There is an example in my book, where we have the following Fourier series, and the author writes it as:

$$f(x) = \sum\limits_{n = 1}^\infty {\left( {\frac{{( - 1)^n }}{{n^2 }}\cos \left( {\frac{{n\pi x}}{p}} \right) + \frac{1}{n}\sin \left( {\frac{{n\pi x}}{p}} \right)} \right)} = \sum\limits_{n = 1}^\infty {\frac{{( - 1)^n }}{{n^2 }}\cos \left( {\frac{{n\pi x}}{p}} \right)} + \sum\limits_{n = 1}^\infty {\frac{1}{n}\sin \left( {\frac{{n\pi x}}{p}} \right)}$$

First of all, we are only allowed to split the sum up if, and only if each part in the summation converges, but the author does not check if they do or don't. Is he making a mistake or am I missing something?

 

[marcusl]

These expressions are identically equal because addition is associative. That is, it doesn't matter what in what order you add numbers.

 

[Niles]

Hmm, according to my analysis-book, both series have to converge in order for us to divide the sum up.

 

[statdad]

You are write - if the two series converge absolutely then the original sum equals the sum of the two terms as shown. But I have a question.

You've given this:

The following code was used to generate this LaTeX image:


$$f(x) = \sum\limits_{n = 1}^\infty {\left( {\frac{{( - 1)^n }}{{n^2 }}\cos \left( {\frac{{n\pi x}}{p}} \right) + \frac{1}{n}\sin \left( {\frac{{n\pi x}}{p}} \right)} \right)} = \sum\limits_{n = 1}^\infty {\frac{{( - 1)^n }}{{n^2 }}\cos \left( {\frac{{n\pi x}}{p}} \right)} + \sum\limits_{n = 1}^\infty {\frac{1}{n}\sin \left( {\frac{{n\pi x}}{p}} \right)}$$

If this is written as a way of saying "the function $$f$$ can be formally represented by this series, then convergence isn't an issue (although usually the notation $$f(x) \sim$$ is used rather than equality)

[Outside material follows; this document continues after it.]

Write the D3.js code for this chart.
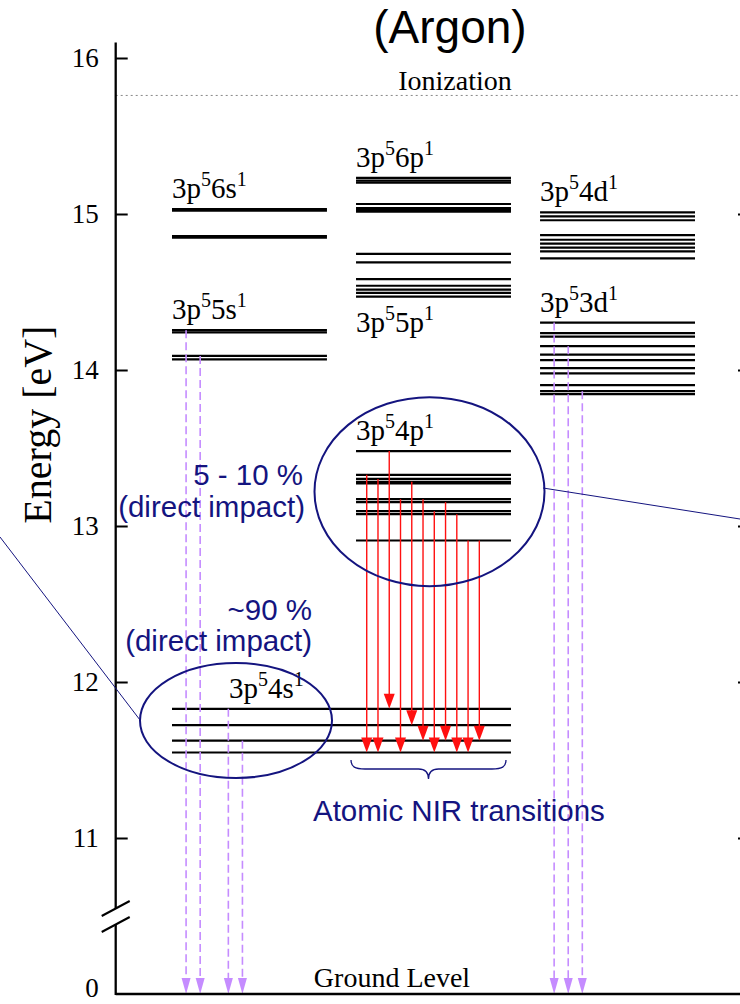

If the statement is that the first series actually converges to $$f$$, then there may be a theorem that says "given these conditions on a function, the Fourier series actually converges and ...", and the work is justified by that. A final possibility is that the reader is supposed to supply the details about why this is valid.

(There is always the possibility of a typographical error in the text, but one of this magnitude would be, I think, rare)

 

[marcusl]

The first sum is convergent, but the second requires thought. Break the second sum into a sum over odd integers plus a sum over even integers. The sum over odds describes a square wave of period 2p, so it is convergent. Every term in the even sum is smaller than the corresponding term in the odd sum, so it is convergent also by comparison.